Dalam konteks pengelolaan perusahaan negara, Bung Hatta mengusung profesionalisme, yakni menyerahkan manajemen kepada orang-orang yang ahli atau terampil. Jadi, kalau hari ini masih hidup, Hatta tidak akan merelakan BUMN menjadi tempat penampungan orang-orang partai politik dan relawan politik pendukung pemerintah.

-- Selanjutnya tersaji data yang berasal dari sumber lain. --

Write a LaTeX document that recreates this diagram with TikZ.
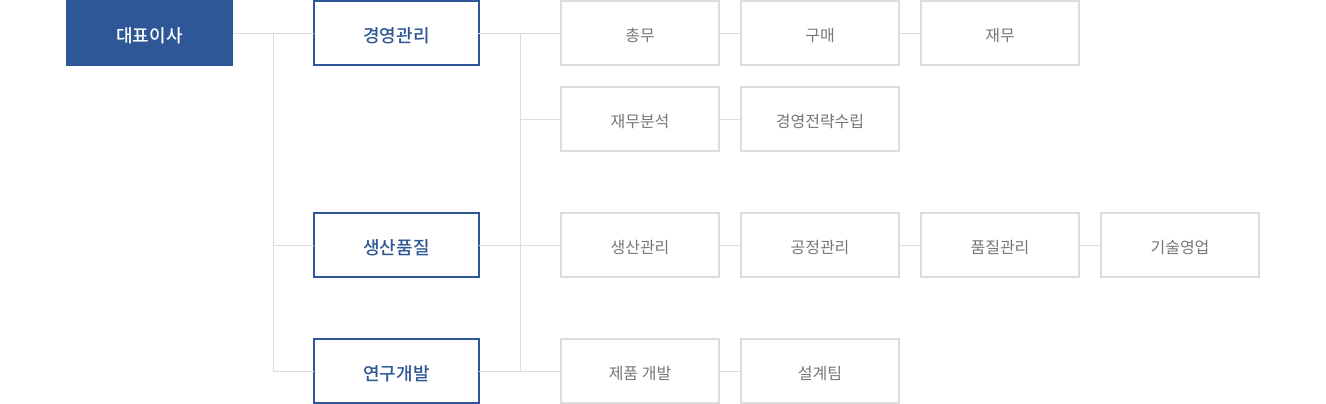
\documentclass[tikz,border=0pt]{standalone}
\usepackage{fontspec}
\newfontfamily\kr{Noto Sans CJK KR}
\newfontfamily\krb{Noto Sans CJK KR Medium}
\definecolor{navy}{HTML}{2D5796}
\definecolor{gline}{HTML}{DDDDDD}
\definecolor{gtext}{HTML}{777777}
\begin{document}
\begin{tikzpicture}[x=1pt,y=-1pt,
  ceo/.style={fill=navy,text=white,minimum width=167pt,minimum height=66pt,inner sep=0pt,outer sep=0pt,text height=21pt,text depth=2pt,font=\krb\fontsize{18}{20}\selectfont},
  dept/.style={draw=navy,line width=2pt,fill=white,text=navy,minimum width=165pt,minimum height=64pt,inner sep=0pt,outer sep=0pt,text height=21pt,text depth=2pt,font=\krb\fontsize{18}{20}\selectfont},
  team/.style={draw=gline,line width=2pt,fill=white,text=gtext,minimum width=158pt,minimum height=64pt,inner sep=0pt,outer sep=0pt,text height=19.5pt,text depth=2pt,font=\kr\fontsize{16}{18}\selectfont},
  conn/.style={draw=gline,line width=1pt}]
\useasboundingbox (0,0) rectangle (1326,404);
\coordinate (v1t) at (273.5,34);
\coordinate (v2t) at (520.5,34);
\node[ceo] (ceo) at (149.5,33) {대표이사};
\node[dept] (d1) at (396.5,33) {경영관리};
\node[dept] (d2) at (396.5,245) {생산품질};
\node[dept] (d3) at (396.5,371) {연구개발};
\node[team] (t11) at (640,33) {총무};
\node[team] (t12) at (820,33) {구매};
\node[team] (t13) at (1000,33) {재무};
\node[team] (t21) at (640,119) {재무분석};
\node[team] (t22) at (820,119) {경영전략수립};
\node[team] (t31) at (640,245) {생산관리};
\node[team] (t32) at (820,245) {공정관리};
\node[team] (t33) at (1000,245) {품질관리};
\node[team] (t34) at (1180,245) {기술영업};
\node[team] (t41) at (640,371) {제품 개발};
\node[team] (t42) at (820,371) {설계팀};
\draw[conn] ([yshift=-1pt]ceo.east) -- ([yshift=-1pt]d1.west);
\draw[conn] (v1t) |- (d2.west);
\draw[conn] (v1t) |- (d3.west);
\draw[conn] ([shift={(-1pt,-1pt)}]d1.east) -- ([shift={(1pt,-1pt)}]t11.west);
\draw[conn] (v2t) |- ([xshift=1pt]t21.west);
\draw[conn] (v2t) |- ([xshift=1pt]t31.west);
\draw[conn] (v2t) |- ([xshift=1pt]t41.west);
\draw[conn] (d2.east) -- (t31.west);
\draw[conn] (d3.east) -- (t41.west);
\draw[conn] ([yshift=-1pt]t11.east) -- ([yshift=-1pt]t12.west);
\draw[conn] ([yshift=-1pt]t12.east) -- ([yshift=-1pt]t13.west);
\draw[conn] (t21) -- (t22);
\draw[conn] (t31) -- (t32);
\draw[conn] (t32) -- (t33);
\draw[conn] (t33) -- (t34);
\draw[conn] (t41) -- (t42);
\end{tikzpicture}
\end{document}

Hatta tidak menutup ruang untuk sektor swasta. Tapi, swasta harus berjalan seiring dengan rencana nasional. Tak boleh ada swasta yang melenggang sendirian, apalagi merampok sumber daya dan menyetir kebijakan demi profit. Kalau swasta bisa ikut menyejahterakan rakyat, silakan. Tapi begitu mulai merusak tatanan, negara wajib turun tangan.
BUMN, koperasi, dan unit usaha rakyat harus jadi tulang punggung ekonomi nasional. Tapi, agar tidak jadi sarang korupsi dan kolusi, BUMN harus dikelola oleh profesional yang ahli dan jujur. Ini bukan ruang bagi “orang dekat kekuasaan”, tapi untuk mereka yang kompeten dan punya integritas.
Ekonomi terpimpin bukan ide liar. Justru konstitusi kita sudah menegaskan hal ini sejak awal. Pasal 33 UUD 1945 adalah penegas paling terang: “Perekonomian disusun sebagai usaha bersama berdasarkan asas kekeluargaan.” Kata kuncinya: “disusun”—artinya direncanakan, dipimpin, diarahkan. Bukan dibiarkan liar.
Pasal ini juga menegaskan bahwa cabang-cabang produksi yang penting dan strategis harus dikuasai negara. Air, listrik, tanah, dan tambang bukan komoditas untuk dijual ke pasar, melainkan hak dasar rakyat yang harus dikelola demi kesejahteraan bersama.
Empat prinsip utama ekonomi terpimpin terangkum di sini: anti-kapitalisme dan anti-individualisme, peran aktif negara, kepemilikan sosial atas alat produksi, dan orientasi pada kesejahteraan rakyat, bukan laba semata.
Kini, saat ketimpangan makin lebar, dan pasar bebas malah memperparah krisis demi krisis, ide ekonomi terpimpin pantas dibaca ulang. Bukan sebagai warisan masa lalu yang ketinggalan zaman, tapi sebagai tawaran alternatif yang masuk akal dan relevan. Tentu saja, konsep ini perlu diletakkan dengan konteks sekarang: kemajuan teknologi, dorongan untuk demokrasi partisipatif, dan keterbukaan.